# [Entries provided]
------------------------------------

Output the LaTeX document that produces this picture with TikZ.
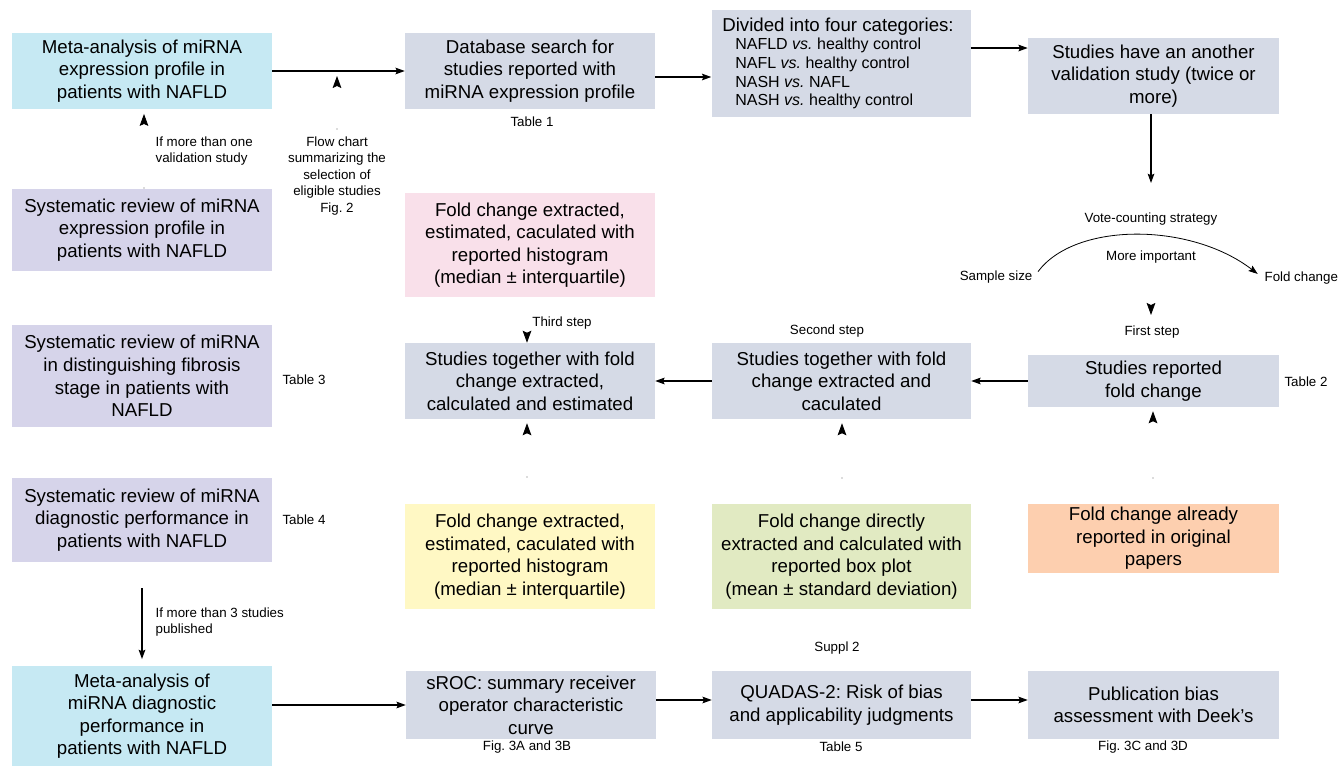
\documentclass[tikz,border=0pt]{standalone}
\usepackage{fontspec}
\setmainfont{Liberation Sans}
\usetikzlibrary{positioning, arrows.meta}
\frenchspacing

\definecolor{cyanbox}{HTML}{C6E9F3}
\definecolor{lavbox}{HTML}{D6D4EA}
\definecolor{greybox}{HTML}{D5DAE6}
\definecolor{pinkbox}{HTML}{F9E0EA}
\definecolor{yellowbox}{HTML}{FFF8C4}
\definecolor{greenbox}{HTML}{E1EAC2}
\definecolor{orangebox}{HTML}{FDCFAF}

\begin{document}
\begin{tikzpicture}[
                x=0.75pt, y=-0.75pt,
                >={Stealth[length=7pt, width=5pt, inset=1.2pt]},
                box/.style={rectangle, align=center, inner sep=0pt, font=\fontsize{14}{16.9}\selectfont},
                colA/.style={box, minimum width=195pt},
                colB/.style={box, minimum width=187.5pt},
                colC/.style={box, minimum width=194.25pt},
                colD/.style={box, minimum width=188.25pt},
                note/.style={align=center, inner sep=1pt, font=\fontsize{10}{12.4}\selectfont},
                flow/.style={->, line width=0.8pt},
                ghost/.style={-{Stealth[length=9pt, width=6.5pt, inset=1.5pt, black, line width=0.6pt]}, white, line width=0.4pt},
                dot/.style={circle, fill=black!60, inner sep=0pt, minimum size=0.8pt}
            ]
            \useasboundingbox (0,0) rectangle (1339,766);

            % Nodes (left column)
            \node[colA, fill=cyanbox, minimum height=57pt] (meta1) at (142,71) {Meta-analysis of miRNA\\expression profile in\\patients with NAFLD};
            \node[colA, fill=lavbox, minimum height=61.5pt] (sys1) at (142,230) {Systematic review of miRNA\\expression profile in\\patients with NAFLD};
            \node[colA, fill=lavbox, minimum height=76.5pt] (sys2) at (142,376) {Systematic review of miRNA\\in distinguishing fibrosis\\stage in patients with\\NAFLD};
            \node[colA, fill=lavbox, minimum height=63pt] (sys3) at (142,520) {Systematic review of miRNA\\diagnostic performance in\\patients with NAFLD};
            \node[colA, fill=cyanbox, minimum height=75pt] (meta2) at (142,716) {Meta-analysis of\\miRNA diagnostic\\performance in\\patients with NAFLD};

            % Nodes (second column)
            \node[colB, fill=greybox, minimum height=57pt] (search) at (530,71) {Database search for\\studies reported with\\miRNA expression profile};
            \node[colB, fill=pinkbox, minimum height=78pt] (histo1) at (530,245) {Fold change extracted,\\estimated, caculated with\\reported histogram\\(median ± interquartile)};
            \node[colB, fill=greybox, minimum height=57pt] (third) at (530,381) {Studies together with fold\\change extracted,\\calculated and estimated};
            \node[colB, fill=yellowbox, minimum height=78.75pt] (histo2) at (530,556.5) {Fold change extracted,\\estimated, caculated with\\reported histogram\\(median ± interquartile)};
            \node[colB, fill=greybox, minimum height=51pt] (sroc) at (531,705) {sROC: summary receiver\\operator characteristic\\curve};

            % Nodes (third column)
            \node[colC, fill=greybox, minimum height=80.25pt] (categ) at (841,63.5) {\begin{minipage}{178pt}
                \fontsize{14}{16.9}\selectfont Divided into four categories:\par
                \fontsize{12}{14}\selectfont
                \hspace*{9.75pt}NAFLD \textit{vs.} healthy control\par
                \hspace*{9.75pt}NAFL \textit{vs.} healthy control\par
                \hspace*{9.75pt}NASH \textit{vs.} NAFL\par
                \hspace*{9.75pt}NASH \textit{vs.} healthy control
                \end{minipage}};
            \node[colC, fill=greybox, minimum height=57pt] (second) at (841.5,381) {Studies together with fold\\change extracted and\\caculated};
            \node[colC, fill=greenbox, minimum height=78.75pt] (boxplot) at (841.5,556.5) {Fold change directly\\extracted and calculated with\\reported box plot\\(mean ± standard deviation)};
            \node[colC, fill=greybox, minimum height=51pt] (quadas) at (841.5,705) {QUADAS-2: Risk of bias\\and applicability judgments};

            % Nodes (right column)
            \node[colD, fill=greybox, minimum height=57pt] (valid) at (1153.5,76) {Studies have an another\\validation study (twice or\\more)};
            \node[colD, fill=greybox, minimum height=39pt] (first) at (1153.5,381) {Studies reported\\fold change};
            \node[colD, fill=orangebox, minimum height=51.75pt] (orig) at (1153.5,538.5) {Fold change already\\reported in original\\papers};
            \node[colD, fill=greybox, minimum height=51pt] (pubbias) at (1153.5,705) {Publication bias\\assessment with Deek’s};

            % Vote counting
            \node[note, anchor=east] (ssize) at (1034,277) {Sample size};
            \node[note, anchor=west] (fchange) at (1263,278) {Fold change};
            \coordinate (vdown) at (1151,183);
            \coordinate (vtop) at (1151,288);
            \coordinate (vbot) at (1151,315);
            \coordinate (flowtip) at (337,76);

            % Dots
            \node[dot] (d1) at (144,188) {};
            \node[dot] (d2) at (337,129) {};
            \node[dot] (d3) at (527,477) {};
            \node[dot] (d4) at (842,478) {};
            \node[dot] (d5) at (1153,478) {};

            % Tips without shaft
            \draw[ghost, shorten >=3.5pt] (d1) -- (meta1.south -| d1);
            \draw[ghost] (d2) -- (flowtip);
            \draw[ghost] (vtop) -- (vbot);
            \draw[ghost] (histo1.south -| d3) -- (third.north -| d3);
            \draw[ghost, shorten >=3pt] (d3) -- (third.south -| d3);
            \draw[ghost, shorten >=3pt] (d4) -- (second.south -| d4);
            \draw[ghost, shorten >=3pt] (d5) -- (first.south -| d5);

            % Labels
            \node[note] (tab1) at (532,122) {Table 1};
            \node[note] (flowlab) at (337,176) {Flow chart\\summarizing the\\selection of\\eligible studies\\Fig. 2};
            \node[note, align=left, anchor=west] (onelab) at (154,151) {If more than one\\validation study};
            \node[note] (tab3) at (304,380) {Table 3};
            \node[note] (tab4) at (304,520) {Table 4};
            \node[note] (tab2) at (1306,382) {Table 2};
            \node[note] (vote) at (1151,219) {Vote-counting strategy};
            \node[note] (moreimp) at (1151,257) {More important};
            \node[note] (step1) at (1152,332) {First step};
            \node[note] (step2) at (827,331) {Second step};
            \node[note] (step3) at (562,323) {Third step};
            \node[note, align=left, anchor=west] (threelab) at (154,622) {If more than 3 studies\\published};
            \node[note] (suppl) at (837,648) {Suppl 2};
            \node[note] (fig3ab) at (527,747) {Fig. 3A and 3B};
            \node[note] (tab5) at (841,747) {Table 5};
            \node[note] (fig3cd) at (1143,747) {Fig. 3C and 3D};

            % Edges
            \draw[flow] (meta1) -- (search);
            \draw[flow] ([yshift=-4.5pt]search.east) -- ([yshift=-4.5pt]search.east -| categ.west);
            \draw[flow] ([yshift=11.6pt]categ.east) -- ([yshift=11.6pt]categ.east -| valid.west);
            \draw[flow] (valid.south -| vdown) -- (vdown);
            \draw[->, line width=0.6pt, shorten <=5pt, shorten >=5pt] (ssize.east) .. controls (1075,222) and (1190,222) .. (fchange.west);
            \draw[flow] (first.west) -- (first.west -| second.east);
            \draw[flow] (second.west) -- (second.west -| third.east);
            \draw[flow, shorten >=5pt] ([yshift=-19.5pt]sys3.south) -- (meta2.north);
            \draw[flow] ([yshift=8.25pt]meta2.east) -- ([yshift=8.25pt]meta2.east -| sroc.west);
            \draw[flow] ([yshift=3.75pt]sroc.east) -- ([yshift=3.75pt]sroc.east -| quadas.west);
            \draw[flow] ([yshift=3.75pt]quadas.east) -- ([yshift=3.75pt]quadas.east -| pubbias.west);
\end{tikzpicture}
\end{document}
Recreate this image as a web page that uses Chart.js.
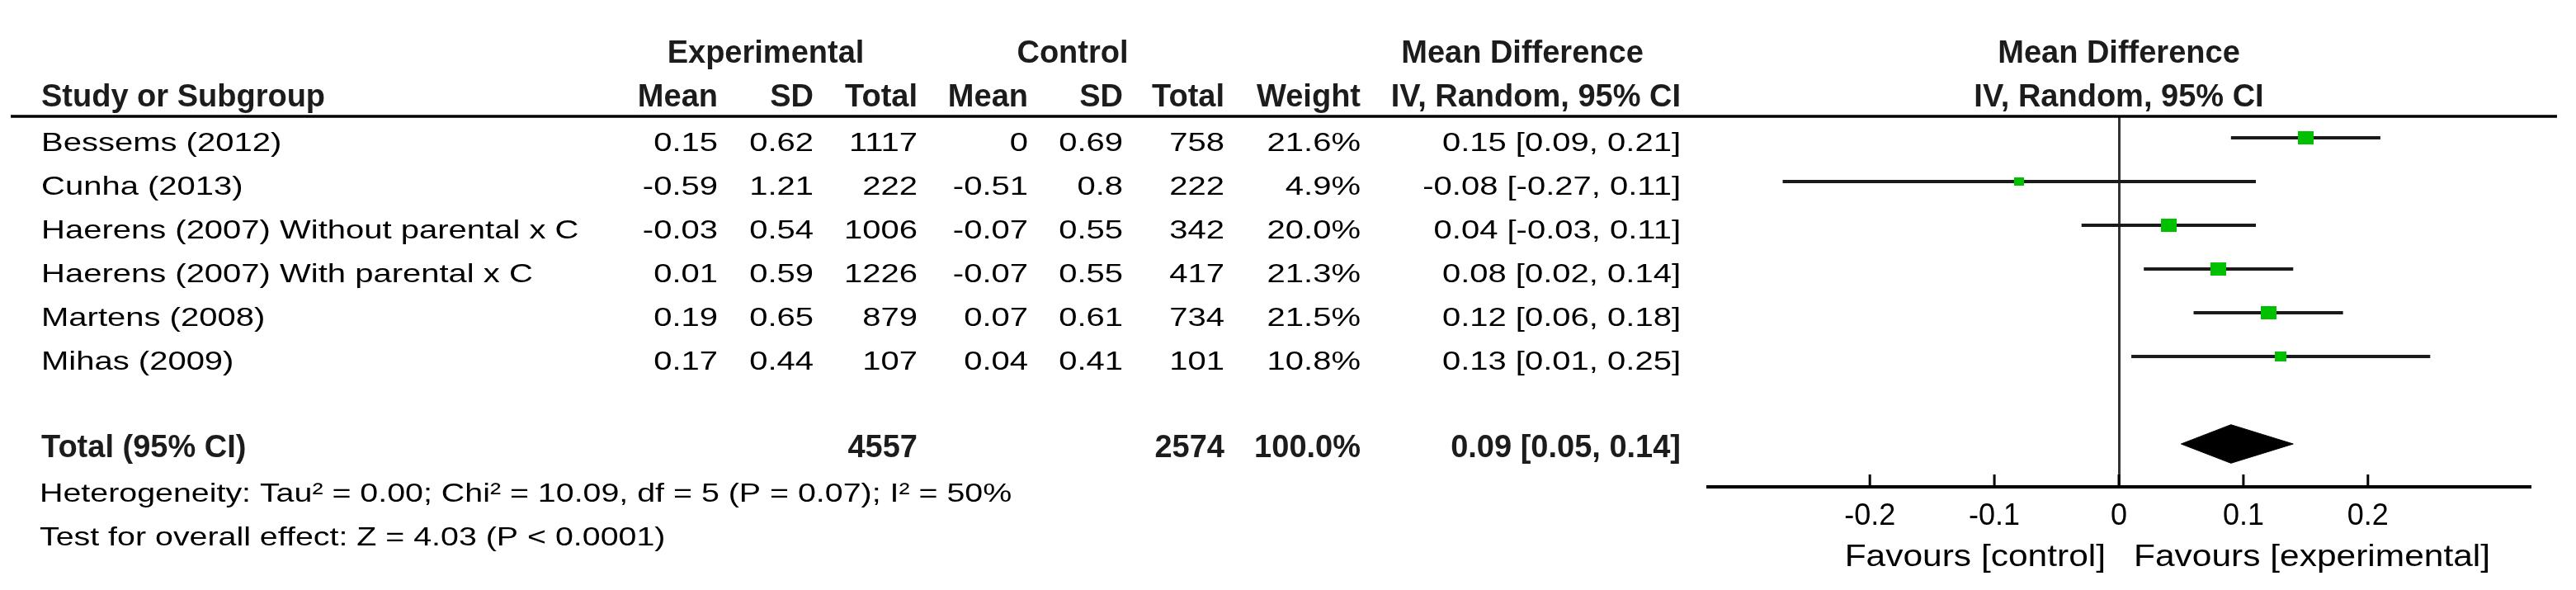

------------------------------------

# [What is asked]
Transcribe the entries from their first line to the line that holds "(0,0) rectangle (1339,766);", both included, and skip every picture.

# [Solved exercise]
Output the LaTeX document that produces this picture with TikZ.
\documentclass[tikz,border=0pt]{standalone}
\usepackage{fontspec}
\setmainfont{Liberation Sans}
\usetikzlibrary{positioning, arrows.meta}
\frenchspacing

\definecolor{cyanbox}{HTML}{C6E9F3}
\definecolor{lavbox}{HTML}{D6D4EA}
\definecolor{greybox}{HTML}{D5DAE6}
\definecolor{pinkbox}{HTML}{F9E0EA}
\definecolor{yellowbox}{HTML}{FFF8C4}
\definecolor{greenbox}{HTML}{E1EAC2}
\definecolor{orangebox}{HTML}{FDCFAF}

\begin{document}
\begin{tikzpicture}[
                x=0.75pt, y=-0.75pt,
                >={Stealth[length=7pt, width=5pt, inset=1.2pt]},
                box/.style={rectangle, align=center, inner sep=0pt, font=\fontsize{14}{16.9}\selectfont},
                colA/.style={box, minimum width=195pt},
                colB/.style={box, minimum width=187.5pt},
                colC/.style={box, minimum width=194.25pt},
                colD/.style={box, minimum width=188.25pt},
                note/.style={align=center, inner sep=1pt, font=\fontsize{10}{12.4}\selectfont},
                flow/.style={->, line width=0.8pt},
                ghost/.style={-{Stealth[length=9pt, width=6.5pt, inset=1.5pt, black, line width=0.6pt]}, white, line width=0.4pt},
                dot/.style={circle, fill=black!60, inner sep=0pt, minimum size=0.8pt}
            ]
            \useasboundingbox (0,0) rectangle (1339,766);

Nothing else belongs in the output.